The structural problem is that civilian commercial off-the-shelf components fall largely outside MTCR and Wassenaar Arrangement controls. They were not designed as weapons components, and controlling their global trade at the granularity required to deny Iran access is not practically achievable under current export-control frameworks. As Alma Research Center analysts concluded: "Iran's UAV manufacturing industry is not affected by international sanctions. The main reason for the ineffectiveness of the sanctions is that many components used in this industry are civilian off-the-shelf components that are very easy to purchase on websites."

The cost-imposition doctrine. Iran's operational concept is not precision — it is saturation economics. One documented campaign deployed approximately 4,400 one-way attack drones at an average rate of roughly 120 per day across the campaign. At an interception rate of 85 to 90 percent, the residual penetration rate still degrades defended targets. Iran's own planning explicitly treats a survival rate of 10 to 20 percent as operationally acceptable — an inversion of Western precision-strike logic that Western C-UAS architectures were not designed to handle at that price ratio.
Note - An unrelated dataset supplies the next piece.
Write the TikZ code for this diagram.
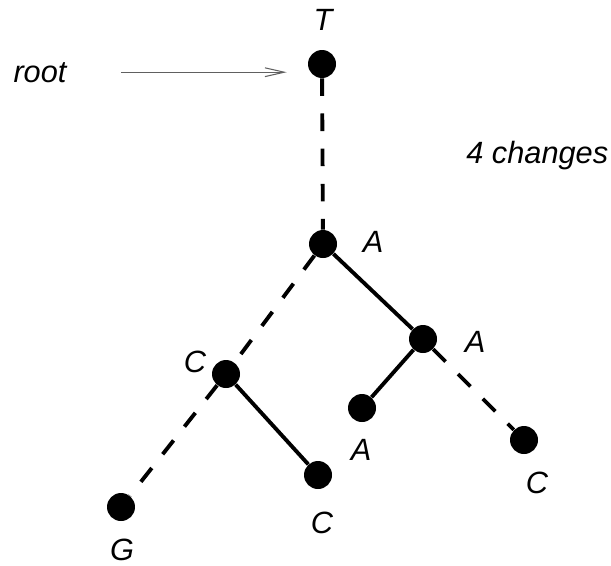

Senior U.S. military commanders, including then-CENTCOM Commander Gen. Kenneth McKenzie, warned publicly around 2021 that American forces faced aerial threats for the first time since the Korean War without assured air superiority. Defenders expend Patriot or NASAMS interceptors priced in the millions against drones that cost tens of thousands. The spread — 20:1 or higher per engagement — is not a side effect of Iran's strategy. It is the strategy. Ballistic missiles remain a separate deterrent layer; drones don't replace them. They complement them, forcing defenders to split finite interceptor inventories across simultaneous high- and low-altitude threats while Iran replenishes from a production base that sanctions have largely failed to reach.